Если был бы подписан договор, что мы снимаем такое-то количество артхаусного кино, комедий, мелодрам, привлекаем такое-то количество молодежи, что есть такой-то художественный совет, в который входят такие-то известные люди, они оценивают картину, они оценивают даже денежный результат по картине, то можно было бы разговаривать. Но сейчас такое ощущение, что через несколько дней, если не вмешается Владимир Владимирович, через ворота “Ленфильма” хлынут люди с самодельными или несамодельными автоматами, установят посты, и на этом все кончится. Вот, собственно, и вся история.
– Американские студии находятся не в центре Лос-Анджелеса, а за городом. Зачем “Ленфильму” занимать территорию на Петроградской стороне?
– Потому что так сложилось исторически – Голливуд возник на холмах за городом, а “Ленфильм” – на двух площадках, в центре и в Сосновой Поляне.
– По техническим возможностям сегодняшний “Ленфильм” соответствует уровню современного кино?
– Не соответствует. Но на сегодняшний день “Ленфильм” может производить картины, и хорошие картины. Можно не заработать на этой картине, но 100 тысяч школьников посмотрели “Дубровского”, или миллион школьников посмотрели “После бала”, например, или “Скрипку Ротшильда”. Это не менее необходимо для воспитания поколения, чем построенный стадион.
– А что сейчас происходит с вашей картиной “Трудно быть Богом”, о которой все слышали, но пока мало кто видел?
– С моей картиной случилось следующее: во-первых, я здорово заболел сердцем, после чего мне стало очень тяжело активно заниматься.
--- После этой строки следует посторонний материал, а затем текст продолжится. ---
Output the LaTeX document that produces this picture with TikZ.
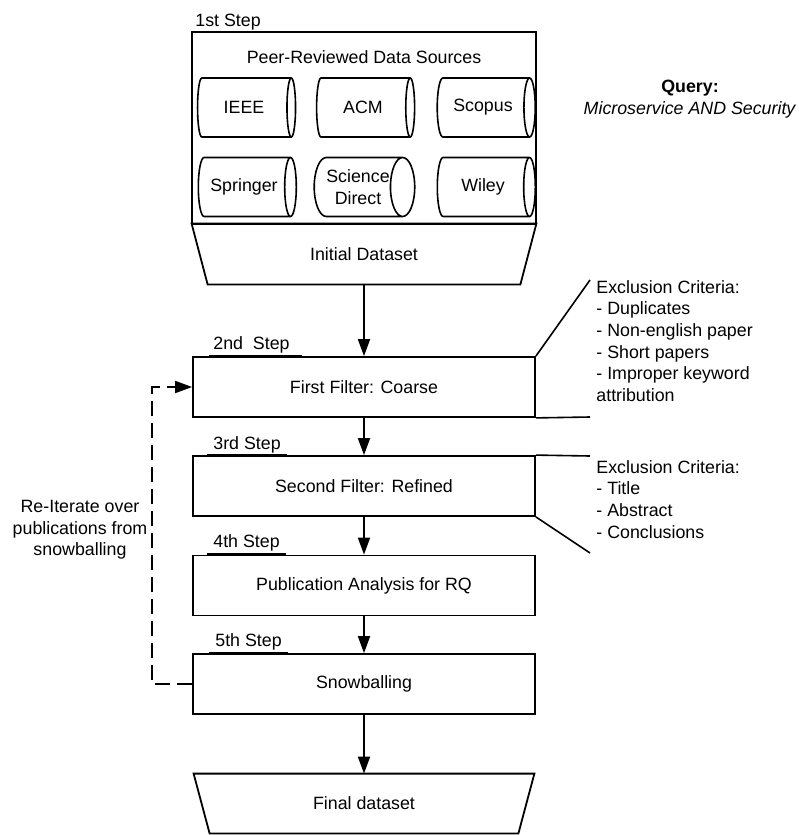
\documentclass[tikz,border=0pt]{standalone}
\usepackage{fontspec}
\setmainfont{Liberation Sans}
\usepackage{tikz}
\usetikzlibrary{shapes.geometric}
\usetikzlibrary{arrows.meta}
\tikzset{>={Triangle[length=8.5pt,width=6pt]}}
\tikzset{
  stepbox/.style={draw,line width=0.9pt,minimum width=171pt,minimum height=30pt,inner sep=0pt},
  dataset/.style={minimum width=171pt,minimum height=30pt,inner sep=0pt},
  source/.style={draw,line width=0.8pt,cylinder,shape aspect=0.7,minimum height=49pt,
    minimum width=29.5pt,inner sep=0pt,align=center},
  steplabel/.style={anchor=base west,inner sep=0pt},
  steprule/.style={line width=1.5pt},
  crit/.style={anchor=north west,inner sep=0pt,align=left}
}
\begin{document}
\begin{tikzpicture}[x=0.5pt,y=-0.5pt,font=\fontsize{8.9}{10.8}\selectfont]
       \useasboundingbox (0,0) rectangle (798,835);
       \node[draw,line width=0.9pt,minimum width=172pt,minimum height=96pt,inner sep=0pt] (srcs) at (364,128) {};
       \node[steplabel] (l1) at (195,26.4) {1st Step};
       \node (title) at (364,57) {Peer-Reviewed Data Sources};
       \node[source] (ieee) at (244,107.5) {IEEE};
       \node[source] (acm) at (363,107.5) {ACM};
       \node[source] (scopus) at (483,107.5) {Scopus};
       \node[source] (springer) at (244,187) {Springer};
       \node[source] (sd) at (358,187) {Science\\Direct};
       \node[source] (wiley) at (483,187) {Wiley};
       \node[dataset,minimum width=172pt] (init) at (364,254) {Initial Dataset};
       \draw[line width=0.9pt] (init.north west) -- (init.north east) -- ([xshift=-8pt]init.south east)
         -- ([xshift=8pt]init.south west) -- cycle;
       \node[align=center] (query) at (690,99) {\textbf{Query:}\\\textit{Microservice AND Security}};
       \node[stepbox] (coarse) at (364,387) {First Filter: Coarse};
       \node[stepbox] (refined) at (364,486) {Second Filter: Refined};
       \node[stepbox] (analysis) at (364,585.5) {Publication Analysis for RQ};
       \node[stepbox] (snowball) at (364,684) {Snowballing};
       \node[dataset,minimum width=170pt,minimum height=29.5pt] (final) at (364,803.5) {Final dataset};
       \draw[line width=0.9pt] (final.north west) -- (final.north east) -- ([xshift=-8pt]final.south east)
         -- ([xshift=8pt]final.south west) -- cycle;
       \node[steplabel] (l2) at (213,349.4) {2nd\ \ Step};
       \node[steplabel] (l3) at (213,449.4) {3rd Step};
       \node[steplabel] (l4) at (213,547.4) {4th Step};
       \node[steplabel] (l5) at (215,646.4) {5th Step};
       \draw[steprule] ([xshift=-2pt]l2.west |- coarse.north) -- ([xshift=6pt]l2.east |- coarse.north);
       \draw[steprule] ([xshift=-3pt]l3.west |- refined.north) -- ([xshift=3pt]l3.east |- refined.north);
       \draw[steprule] ([xshift=-3pt]l4.west |- analysis.north) -- ([xshift=3pt]l4.east |- analysis.north);
       \draw[steprule] ([xshift=-3pt]l5.west |- snowball.north) -- ([xshift=3pt]l5.east |- snowball.north);
       \draw[->,line width=0.9pt] (init) -- (coarse);
       \draw[->,line width=0.9pt] (coarse) -- (refined);
       \draw[->,line width=0.9pt] (refined) -- (analysis);
       \draw[->,line width=0.9pt] (analysis) -- (snowball);
       \draw[->,line width=0.9pt] (snowball) -- (final);
       \draw[->,line width=0.9pt,dash pattern=on 7.5pt off 3.5pt] (snowball.west) -- ++(-40,0) |- (coarse.west);
       \node[align=center] (reiter) at (80,530) {Re-Iterate over\\publications from\\snowballing};
       \coordinate (c1) at (590,280);
       \coordinate (c2) at (590,417);
       \coordinate (c3) at (590,456);
       \coordinate (c4) at (590,553);
       \draw[line width=0.8pt] (c1) -- (coarse.north east);
       \draw[line width=0.8pt] (coarse.south east) -- (c2);
       \draw[line width=0.8pt] (c3) -- (refined.north east);
       \draw[line width=0.8pt] (refined.south east) -- (c4);
       \node[crit] (excl1) at (596,280) {Exclusion Criteria:\\- Duplicates\\- Non-english paper\\- Short papers\\- Improper keyword\\attribution};
       \node[crit] (excl2) at (596,460) {Exclusion Criteria:\\- Title\\- Abstract\\- Conclusions};
      \end{tikzpicture}
\end{document}
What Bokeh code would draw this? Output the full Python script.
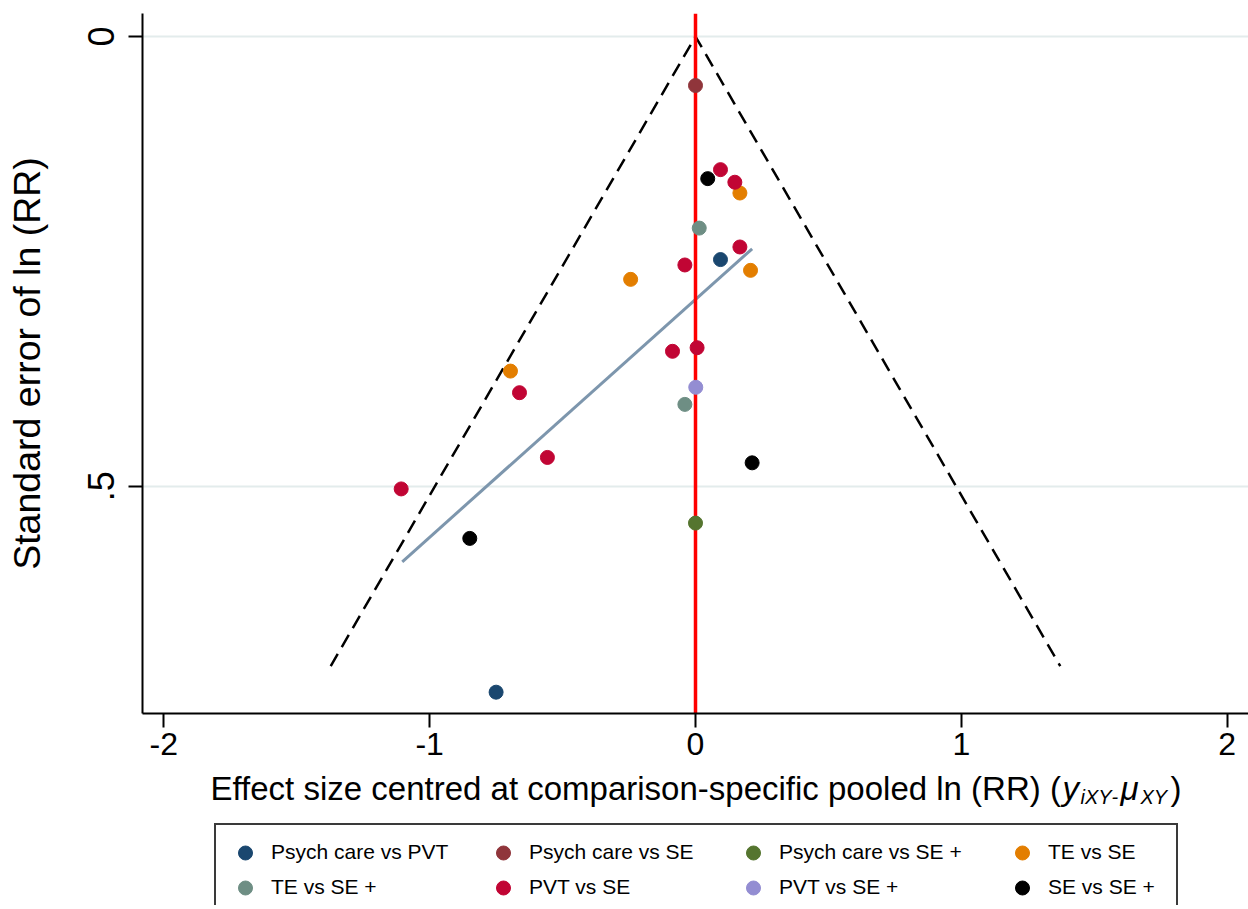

Я всегда брал полторы смены, работал по 12 часов, сейчас я этого делать не могу. Это первое. Второе – технически очень сложно. Если раньше для того, чтобы озвучить сцену из 12 человек, я мог позвать 6 человек, а потом еще 6 человек, и на двух кольцах все это записать, то сейчас, в связи с появлением новой замечательной голливудской техники, мы должны записать 12 колец, то есть из 12 человек каждый, даже если он просто говорит слово “му”, должен сказать свое “му” отдельно. Это несложно, когда один гангстер рубит другому пальцы, а третий насмехается, но если у меня в кадре редко когда меньше 18 человек бывает, это довольно сложно. Это 18 отдельных записей, которые нужно соединить в одну. И поэтому я сижу, сижу, сижу с озвучанием, вылизываю все.
– Для себя вы какие-то сроки ставите?
– В следующем году картина будет готова. Практически вся она уже сделана. Три года назад я ее показал людям, но в черновом варианте, без озвучания. Кому-то она понравилась. И я знаю, фестивали всякие заинтересовались. Но с тех пор три года я занимаюсь чисто техническими штуками.
– Сколько всего времени идет работа над ней?
– Очень долго. С остановками, с перерывами лет 10. Существуют режиссеры, которые работают с картинами и дольше. Один пишет быстро, другой медленно. Художник Иванов нарисовал единственную картину “Явление Христа народу”. Все, он остался художником Ивановым. Художник Пупкин нарисовал 100 тысяч и 4 десятых картины, и никто не знает, кто он такой.
– Вы довольны тем, что у вас получилось?
– А это такая штука – сегодня я доволен, посмотрев сцену, когда озвучивал, а завтра я в ужасе – что я такое наделал. Мне казалось, что все это легко, а выяснилось, что все это тяжело. Когда каждый предмет для съемок, каждую загогулинку, каждую штучку надо делать, и не так, как делают за границей – латы из пластика, а не из железа – делать надо по-настоящему.
– А зритель это заметит?
– Смотря какой зритель. Зритель, который сейчас воспитан нашим телевидением, не заметит ничего. А квалифицированный зритель, на которого я ориентируюсь и которого уважаю, конечно, заметит.
– Много таких зрителей осталось?
– Нет. К тому же еще очень много людей у нас уезжает. Их бы тоже остановить. Это, конечно, не в силах кино, но расцвет искусства их бы остановил.
– Сохранение “Ленфильма” – тоже часть этого будущего расцвета?
– Да. У нас практически два драматических театра в Ленинграде, хорошо работающих – театр Додина и Молодежный театр, из музыкальных – Кировский театр, из музеев – Эрмитаж и Русский музей. Этим пока мощная культура города с великой судьбой ограничивается. На самом деле немного. Но возможности практически неограниченные.